Par conséquent, si les États-Unis doivent continuer à fournir un soutien sécuritaire aux Kurdes en tant que partenaire précieux, ils doivent subordonner cette aide à l’amélioration des droits de l’homme et de la gouvernance locale, à l’unification des forces de sécurité et au transfert pacifique du pouvoir à différents niveaux du gouvernement. Une telle approche holistique de la sécurité, des droits de l’homme et de l’amélioration de la gouvernance – contrairement à une approche qui considère ces questions comme des choix politiques d’opposition – finira par se répercuter positivement sur la stabilité intérieure et la force globale de la politique kurde face aux menaces extérieures, dont beaucoup ont une incidence sur le bien-être des intérêts américains, du personnel militaire et même de la sécurité intérieure.
L’argument en faveur d’un soutien américain au gouvernement régional du Kurdistan en matière de sécurité et de gouvernance peut sembler être un appel à une autre tentative futile de construction de la nation, mais les Kurdes sont une communauté longtemps opprimée, entourée d’acteurs hostiles qui représentent des menaces existentielles pour leur sécurité, et ils sont bien conscients que le soutien occidental, et en particulier américain, est essentiel à leur survie.
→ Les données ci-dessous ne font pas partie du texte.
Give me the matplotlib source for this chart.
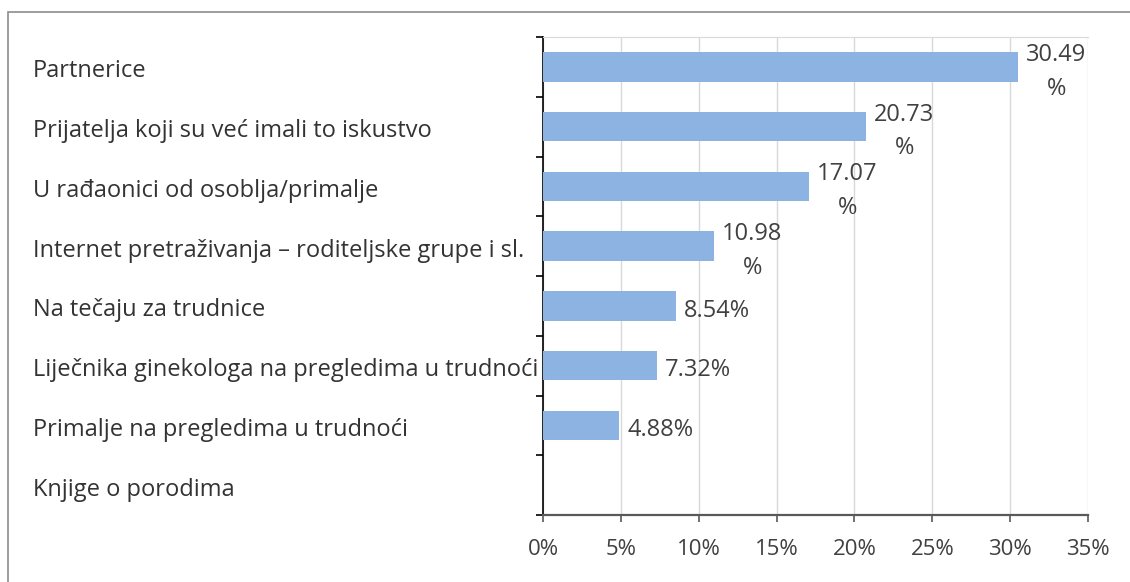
import matplotlib.pyplot as plt
from matplotlib.patches import Rectangle
from matplotlib.ticker import FixedLocator, PercentFormatter
from matplotlib.transforms import blended_transform_factory, ScaledTranslation

# Podaci
kategorije = [
    'Partnerice',
    'Prijatelja koji su već imali to iskustvo',
    'U rađaonici od osoblja/primalje',
    'Internet pretraživanja – roditeljske grupe i sl.',
    'Na tečaju za trudnice',
    'Liječnika ginekologa na pregledima u trudnoći',
    'Primalje na pregledima u trudnoći',
    'Knjige o porodima',
]
postotci = [30.49, 20.73, 17.07, 10.98, 8.54, 7.32, 4.88, 0.0]
oznake = ['30.49\n%', '20.73\n%', '17.07\n%', '10.98\n%', '8.54%', '7.32%', '4.88%', '']
x_ticks = [0, 5, 10, 15, 20, 25, 30, 35]

plt.rcParams['font.family'] = ['Open Sans', 'DejaVu Sans']

fig = plt.figure(figsize=(11.3, 5.82), dpi=100)
ax = fig.add_axes([543 / 1130, 67 / 582, 545 / 1130, 478 / 582])

y = list(range(len(kategorije)))
ax.barh(y, postotci, height=0.49, color='#8db3e3', zorder=3)

ax.set_xlim(0, 35)
ax.set_ylim(7.5, -0.5)
ax.set_xticks(x_ticks)
ax.xaxis.set_major_formatter(PercentFormatter(decimals=0))
ax.tick_params(axis='x', direction='out', length=5, width=1.2, color='#595959',
               labelsize=16, labelcolor='#404040', pad=12)

# y os: kvacice na granicama kategorija
ax.set_yticks([])
ax.yaxis.set_minor_locator(FixedLocator([i - 0.5 for i in range(len(kategorije) + 1)]))
ax.tick_params(axis='y', which='minor', direction='out', length=5, width=1.2, color='black')

ax.grid(axis='x', color='#d9d9d9', lw=1, zorder=0)
ax.spines['left'].set_color('black')
ax.spines['left'].set_linewidth(1.2)
ax.spines['bottom'].set_color('#595959')
ax.spines['bottom'].set_linewidth(1.6)
ax.spines['top'].set_color('#d9d9d9')
ax.spines['right'].set_visible(False)
ax.set_axisbelow(True)

# nazivi kategorija lijevo poravnati (malo ispod sredine trake)
trans = blended_transform_factory(fig.transFigure, ax.transData) + \
    ScaledTranslation(0, -4.5 / 100, fig.dpi_scale_trans)
for i, k in enumerate(kategorije):
    ax.text(33 / 1130, i, k, transform=trans, ha='left', va='center',
            fontsize=17, color='#333333')

# oznake vrijednosti
for i, (v, t) in enumerate(zip(postotci, oznake)):
    if not t:
        continue
    ax.annotate(t, (v, i), xytext=(6, -3.5), textcoords='offset points',
                ha='left', va='center', multialignment='center', linespacing=1.55,
                fontsize=17, color='#404040', zorder=4)

# okvir oko grafikona
fig.patches.append(Rectangle((8 / 1130, -0.1), 1.2, 1 - 12 / 582 + 0.1, transform=fig.transFigure,
                             fill=False, edgecolor='#8c8c8c', lw=1.2))

plt.savefig('out.png', dpi=100)
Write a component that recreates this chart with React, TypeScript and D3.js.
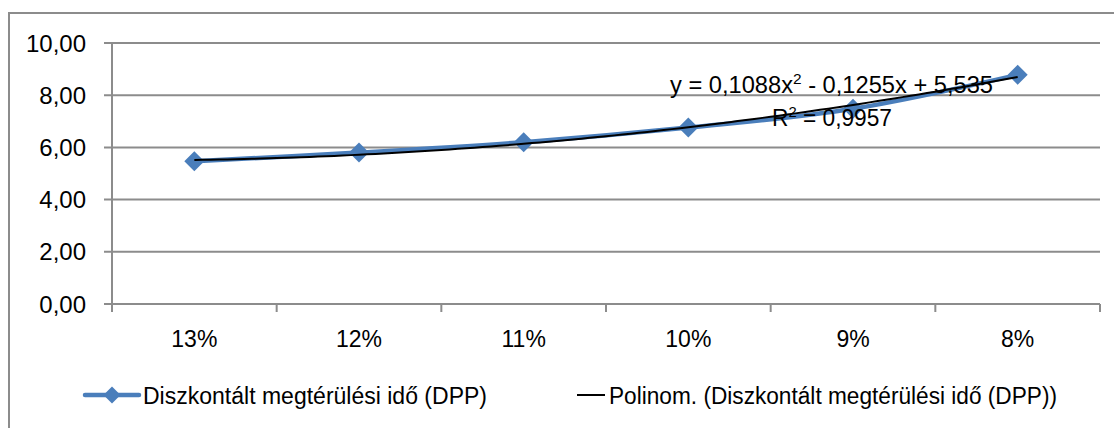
import React from "react";
import * as d3 from "d3";

const categories = ["13%", "12%", "11%", "10%", "9%", "8%"];
const dppValues = [5.47, 5.8, 6.2, 6.76, 7.48, 8.78];
const yTicks = [0, 2, 4, 6, 8, 10];
const trendCoeffs = [5.535, -0.1255, 0.1088]; // c0 + c1*x + c2*x^2
const seriesName = "Diszkontált megtérülési idő (DPP)";
const trendName = "Polinom. (Diszkontált megtérülési idő (DPP))";
const eqParts = ["y = 0,1088x", "2", " - 0,1255x + 5,535"];
const r2Parts = ["R", "2", " = 0,9957"];

const W = 1114;
const H = 428;
const FONT = "'Liberation Sans', Arial, sans-serif";
const GRID = "#8c8c8c";
const BLUE = "#4a7ebb";

export default function App() {
  const left = 112, right = 1100, top = 43, bottom = 304;
  const x = d3.scaleBand<string>().domain(categories).range([left, right]);
  const y = d3.scaleLinear().domain([0, 10]).range([bottom, top]);
  const cx = (i: number) => (x(categories[i]) as number) + x.bandwidth() / 2;

  const pts: [number, number][] = dppValues.map((v, i) => [cx(i), y(v)]);
  const seriesPath = d3.line().curve(d3.curveCatmullRom.alpha(0.5))(pts) || "";

  const trendPts: [number, number][] = [];
  const n = 100;
  for (let k = 0; k <= n; k++) {
    const t = 1 + (5 * k) / n;
    const v = trendCoeffs[0] + trendCoeffs[1] * t + trendCoeffs[2] * t * t;
    const px = cx(0) + ((t - 1) / 5) * (cx(5) - cx(0));
    trendPts.push([px, y(v)]);
  }
  const trendPath = d3.line()(trendPts) || "";

  const diamond = (px: number, py: number, r: number) =>
    `M${px},${py - r}L${px + r},${py}L${px},${py + r}L${px - r},${py}Z`;

  const tickEdges = d3.range(categories.length + 1).map((i) => left + i * x.bandwidth());

  return (
    <svg width={W} height={H} style={{ position: "absolute", left: 0, top: 0, background: "#fff" }}>
      <rect x={9} y={13} width={W} height={H} fill="#fff" stroke={GRID} strokeWidth={2} />
      {yTicks.map((t) => (
        <g key={t}>
          <line x1={104} x2={right} y1={y(t)} y2={y(t)} stroke={GRID} strokeWidth={2} />
          <text x={86} y={y(t) + 8.5} textAnchor="end" fontFamily={FONT} fontSize={24} fill="#000">
            {t.toFixed(2).replace(".", ",")}
          </text>
        </g>
      ))}
      <line x1={left} x2={left} y1={top} y2={bottom} stroke={GRID} strokeWidth={2} />
      {tickEdges.map((tx, i) => (
        <line key={i} x1={tx} x2={tx} y1={bottom} y2={312} stroke={GRID} strokeWidth={2} />
      ))}
      {categories.map((c, i) => (
        <text key={c} x={cx(i)} y={347} textAnchor="middle" fontFamily={FONT} fontSize={23} fill="#000">
          {c}
        </text>
      ))}
      <path d={seriesPath} fill="none" stroke={BLUE} strokeWidth={4.5} strokeLinejoin="round" strokeLinecap="round" />
      {pts.map(([px, py], i) => (
        <path key={i} d={diamond(px, py, 10)} fill={BLUE} />
      ))}
      <path d={trendPath} fill="none" stroke="#000" strokeWidth={2} />
      <text x={670} y={93} fontFamily={FONT} fontSize={23} fill="#000" textLength={323} lengthAdjust="spacingAndGlyphs">
        <tspan>{eqParts[0]}</tspan>
        <tspan fontSize={15} dy={-9}>{eqParts[1]}</tspan>
        <tspan dy={9}>{eqParts[2]}</tspan>
      </text>
      <text x={772} y={126} fontFamily={FONT} fontSize={23} fill="#000" textLength={120} lengthAdjust="spacingAndGlyphs">
        <tspan>{r2Parts[0]}</tspan>
        <tspan fontSize={15} dy={-9}>{r2Parts[1]}</tspan>
        <tspan dy={9}>{r2Parts[2]}</tspan>
      </text>
      {/* legend */}
      <line x1={85} x2={139} y1={395} y2={395} stroke={BLUE} strokeWidth={4.5} strokeLinecap="round" />
      <path d={diamond(112, 395, 8.5)} fill={BLUE} />
      <text x={143} y={404} fontFamily={FONT} fontSize={23} fill="#000" textLength={344} lengthAdjust="spacingAndGlyphs">
        {seriesName}
      </text>
      <line x1={577} x2={605} y1={395} y2={395} stroke="#000" strokeWidth={2} />
      <text x={609} y={404} fontFamily={FONT} fontSize={23} fill="#000" textLength={448} lengthAdjust="spacingAndGlyphs">
        {trendName}
      </text>
    </svg>
  );
}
Cette dépendance à l’égard du soutien occidental offre aux nations occidentales qui soutiennent le Kurdistan, principalement les États-Unis, d’importantes possibilités d’accroître leur influence sur des acteurs hostiles comme l’Iran et DAECH. Alors que les milices chiites pro-iraniennes, qui dominent désormais de plus en plus les sphères politiques et sécuritaires en Irak, espèrent contrer l’influence américaine dans le pays et se rapprocher de la Chine et de la Russie, les Kurdes irakiens continuent généralement à considérer les États-Unis comme leur principal partenaire. La sombre situation dans d’autres parties du pays, caractérisée par une militarisation croissante, une influence iranienne grandissante et des activités de DAECH en hausse, souligne la valeur stratégique du Kurdistan pour contrer les menaces actuelles en Irak et dans la région au sens large. Le potentiel de progrès sur des questions de sécurité critiques exige un engagement mutuel plus profond des deux parties.